The onboarding checklist is primarily intended to observe the employee’s progress within the first six months of employment. It is divided into three main sections. In the first section, happening within the first thirty days of reporting the employee, the organization should organize a welcoming event with him/her and have an introduction session with the rest of the team members (Milton & Lambe, 2016). Equally, there is a need to show the employee his new office, introduce him to key personnel within the organization, and show the employee different organizational structures and how, generally, the organization runs (Stringer, 2016). It is at this time, further, that the employee should be introduced to the different organizational policies and the mission and vision statement of the organization. Finally, the first thirty days should end by conducting an employee’s onboarding survey.
In the second stage, taking place after three months, the focus should be on assessing and reviewing the progress of the employee within three months. Such an assessment should include the relationship between the new employee and existing ones and the extent to which the employee understands the organization. In the final stage, in the first six months, the focus should be on organizing and scheduling relevant training and other social activities and gatherings (Johnson, 2018). Primarily, this enhances the working relationships between the new employee and the ‘old’ employees within the organization.

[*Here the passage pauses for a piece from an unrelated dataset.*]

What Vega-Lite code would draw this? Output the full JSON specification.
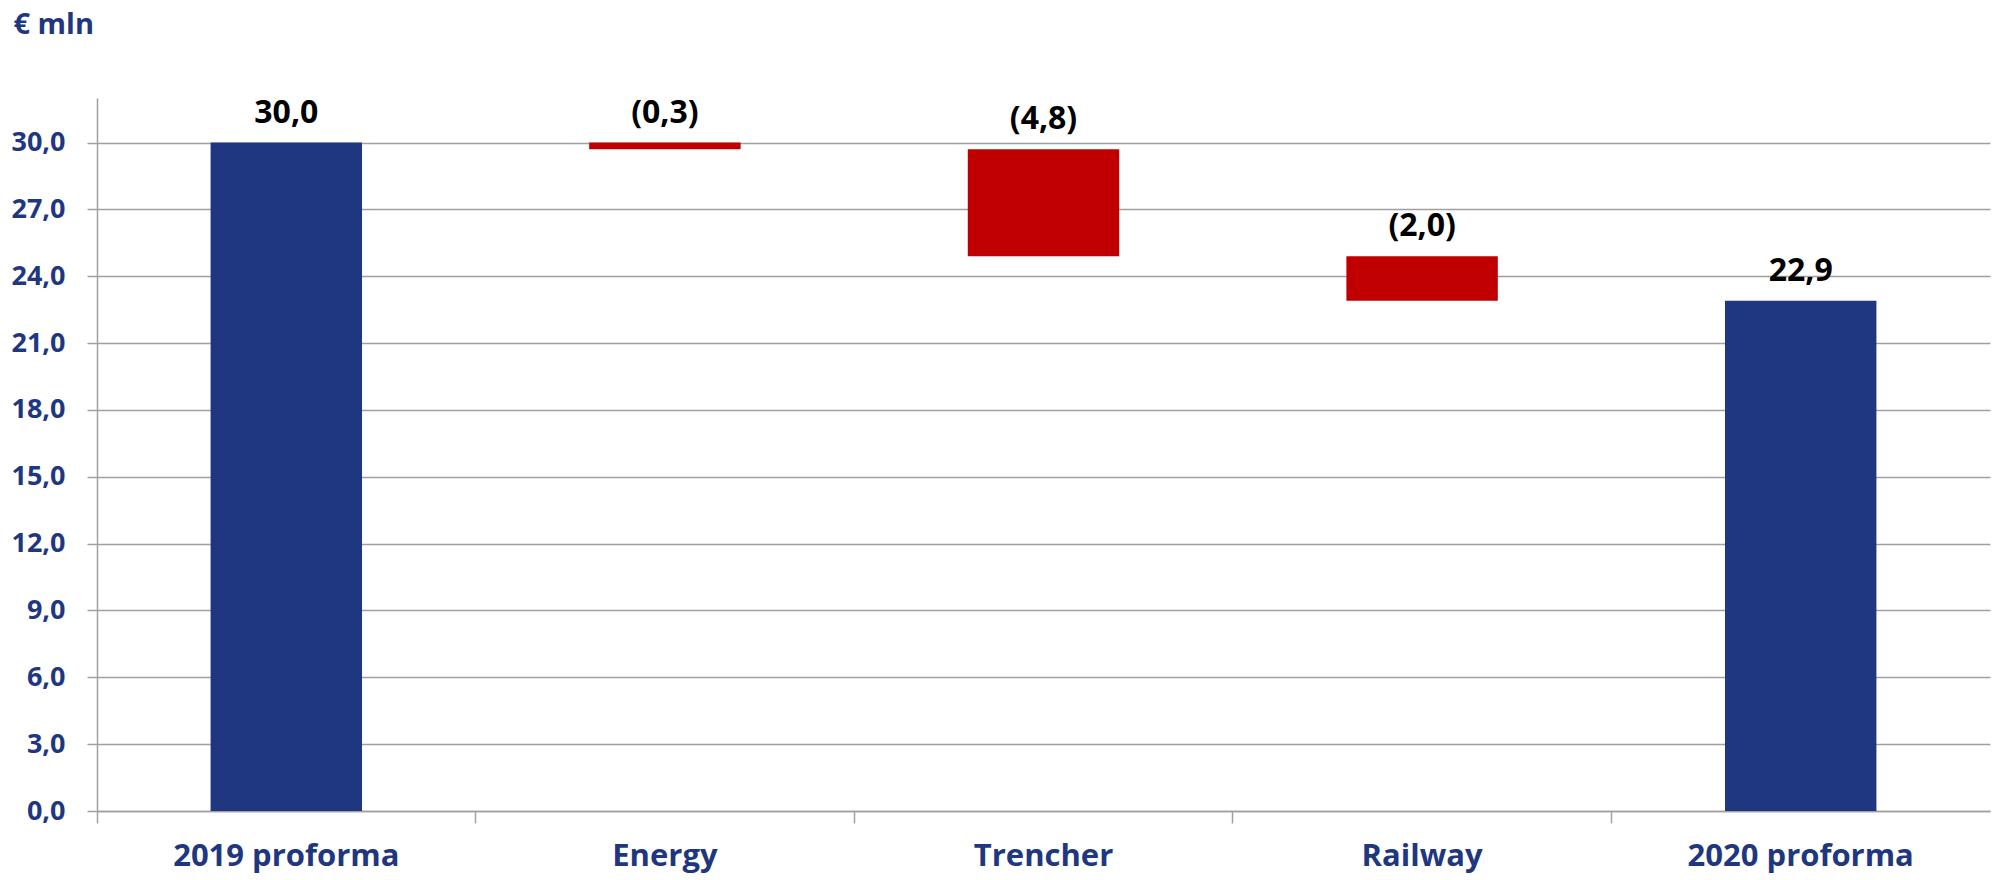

Policies to limit the situation
One of the policies that should be instituted to limit such a situation is the Human Resource policy which limits the notice duration to two months for either party or an alternative or either forfeiting or paying the sum accrued to the duration in totality. Secondly, the organization should institute a career growth policy that ensures that individuals within the same department have similar or related skills, and that encourages employees to work in teams (Milton & Lambe, 2016). Finally, a financial policy that ensures the provision of incentives to well-performing employees and contract renewal would limit the rates of turnover within the organization.